Это довольно странный мужик, потому как его живучесть удивительна. Я-то думал, что аборигены какой-нибудь страны давно навалились на него и прекратили это безобразие. Но нет, он ещё жив – только пообтесался немного. Приехал к сирийцам и ну запускать свои волосатые лапы в ресторанный фарш. Потом лапы вымыл, сел за стол. Правда, как он это всё ел, да и ел ли – не ясно. Опять не показали.
Я, впрочем, подозреваю, что он сидит в студии, а к нему время от времени подвозят разных людей из Третьего мира, нанятых за восемь долларов. Их подвозят, они на фоне задника в студии, а мимо на верёвочке протаскиваются два пластмассовых крокодила. Усатый мужик суетится, прыгает, дёргает пластмассовые хвосты, а потом прощается до следующей недели.
С другой стороны, если расскажут, что усатый мужик каждый раз нанимает двойников, я не удивлюсь.
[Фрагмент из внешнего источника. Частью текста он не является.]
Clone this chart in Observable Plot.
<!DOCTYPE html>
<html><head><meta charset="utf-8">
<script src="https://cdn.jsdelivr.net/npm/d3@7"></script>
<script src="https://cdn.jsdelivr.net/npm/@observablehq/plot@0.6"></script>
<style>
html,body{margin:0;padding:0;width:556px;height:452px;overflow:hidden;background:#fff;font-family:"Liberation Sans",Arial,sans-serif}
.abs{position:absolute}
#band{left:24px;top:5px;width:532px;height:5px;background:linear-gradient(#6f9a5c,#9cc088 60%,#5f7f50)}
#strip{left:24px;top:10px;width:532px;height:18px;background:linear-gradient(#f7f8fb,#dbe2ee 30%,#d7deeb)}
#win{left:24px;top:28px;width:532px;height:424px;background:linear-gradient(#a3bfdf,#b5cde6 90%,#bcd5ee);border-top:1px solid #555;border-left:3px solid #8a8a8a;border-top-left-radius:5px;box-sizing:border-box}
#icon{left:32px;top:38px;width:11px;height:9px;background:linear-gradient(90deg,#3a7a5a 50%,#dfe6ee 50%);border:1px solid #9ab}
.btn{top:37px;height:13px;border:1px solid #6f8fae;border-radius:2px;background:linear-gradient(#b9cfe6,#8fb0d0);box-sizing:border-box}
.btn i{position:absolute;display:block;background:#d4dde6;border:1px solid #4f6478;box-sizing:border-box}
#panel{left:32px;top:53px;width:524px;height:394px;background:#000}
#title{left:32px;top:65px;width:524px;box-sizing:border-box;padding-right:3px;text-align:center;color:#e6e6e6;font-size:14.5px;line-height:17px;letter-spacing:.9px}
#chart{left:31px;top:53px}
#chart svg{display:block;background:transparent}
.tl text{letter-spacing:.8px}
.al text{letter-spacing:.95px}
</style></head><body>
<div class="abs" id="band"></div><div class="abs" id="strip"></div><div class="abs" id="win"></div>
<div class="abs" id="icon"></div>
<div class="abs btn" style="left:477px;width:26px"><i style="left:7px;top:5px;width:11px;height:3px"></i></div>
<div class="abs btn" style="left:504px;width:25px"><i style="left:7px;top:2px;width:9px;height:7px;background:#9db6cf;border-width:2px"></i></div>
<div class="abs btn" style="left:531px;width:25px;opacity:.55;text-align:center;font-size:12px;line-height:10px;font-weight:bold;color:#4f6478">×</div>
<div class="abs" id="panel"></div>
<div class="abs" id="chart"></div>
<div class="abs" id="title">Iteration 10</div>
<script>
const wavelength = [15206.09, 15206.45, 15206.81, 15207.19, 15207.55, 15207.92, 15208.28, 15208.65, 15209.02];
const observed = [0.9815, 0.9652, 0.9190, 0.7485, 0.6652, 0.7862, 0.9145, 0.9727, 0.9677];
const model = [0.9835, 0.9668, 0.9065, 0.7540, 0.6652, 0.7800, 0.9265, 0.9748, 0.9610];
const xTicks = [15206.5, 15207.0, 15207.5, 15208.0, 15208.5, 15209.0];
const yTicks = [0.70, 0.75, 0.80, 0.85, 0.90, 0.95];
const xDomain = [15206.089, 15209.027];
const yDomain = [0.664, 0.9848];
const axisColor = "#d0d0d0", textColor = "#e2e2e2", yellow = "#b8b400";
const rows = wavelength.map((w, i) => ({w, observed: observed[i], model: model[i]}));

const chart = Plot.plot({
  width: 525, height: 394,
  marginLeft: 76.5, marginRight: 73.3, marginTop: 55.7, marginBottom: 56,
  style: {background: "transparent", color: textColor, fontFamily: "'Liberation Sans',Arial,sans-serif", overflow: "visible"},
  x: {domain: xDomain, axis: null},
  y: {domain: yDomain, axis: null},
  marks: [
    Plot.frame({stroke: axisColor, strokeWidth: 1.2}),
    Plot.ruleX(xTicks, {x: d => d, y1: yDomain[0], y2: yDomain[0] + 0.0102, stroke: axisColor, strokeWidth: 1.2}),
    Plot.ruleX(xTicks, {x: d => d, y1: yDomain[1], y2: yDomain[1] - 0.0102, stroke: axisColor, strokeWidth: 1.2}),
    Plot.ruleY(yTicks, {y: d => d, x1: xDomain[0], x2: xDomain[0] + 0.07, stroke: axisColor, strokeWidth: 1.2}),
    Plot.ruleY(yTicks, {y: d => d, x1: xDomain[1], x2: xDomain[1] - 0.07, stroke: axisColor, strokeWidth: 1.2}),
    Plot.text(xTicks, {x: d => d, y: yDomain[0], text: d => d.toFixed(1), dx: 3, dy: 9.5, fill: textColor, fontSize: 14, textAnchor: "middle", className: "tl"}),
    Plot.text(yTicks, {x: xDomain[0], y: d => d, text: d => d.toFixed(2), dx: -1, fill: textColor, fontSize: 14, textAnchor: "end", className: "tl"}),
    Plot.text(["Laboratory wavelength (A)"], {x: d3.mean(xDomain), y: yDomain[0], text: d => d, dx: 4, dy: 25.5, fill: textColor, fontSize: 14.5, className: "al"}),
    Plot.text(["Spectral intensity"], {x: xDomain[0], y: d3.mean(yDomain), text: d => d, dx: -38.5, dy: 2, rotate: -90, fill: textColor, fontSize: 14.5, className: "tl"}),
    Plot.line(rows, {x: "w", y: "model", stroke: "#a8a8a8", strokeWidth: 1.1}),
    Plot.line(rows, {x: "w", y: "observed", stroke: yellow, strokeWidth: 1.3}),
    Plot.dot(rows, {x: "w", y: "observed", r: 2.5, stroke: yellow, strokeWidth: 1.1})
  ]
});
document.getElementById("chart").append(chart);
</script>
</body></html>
То есть, отчаявшихся и разуверившихся в жизни граждан гримируют, наклеивают усы и отправляют к голым людям. Они в течении пятнадцати минут мешают им ловить крокодила, а в начале шестнадцатой минуты их протыкают копьём. Потом гримируют нового и успевают снять ещё четверть часа – пока озверевший индус не затопчет его священной коровой.
Но это не важно – есть ли этот усатый дурак на самом деле, нет ли его – не наше дело.
Интересно другое – раньше, по определению одного кинематографического персонажа, наука была средством удовлетворения своего любопытства за государственный счёт. Теперь же этим средством стала журналистика. Хочешь на крокодила посмотреть – езжай снимать про него репортаж. Понятно, что просто снять тебе его не дадут – нужно прыгать, кривляться, говорить всякие глупости. Если сумеешь увернуться от справедливого гнева – хорошо, нет – уступи место другому.
Потому как если не кривляться, не мешать никому – удовлетворяй своё любопытство за собственный счёт. Или дома сиди – смотри в телевизоре, как индус солому плетёт.
Торопится. Знает, что сейчас усатый мужик прибежит.
Извините, если кого обидел.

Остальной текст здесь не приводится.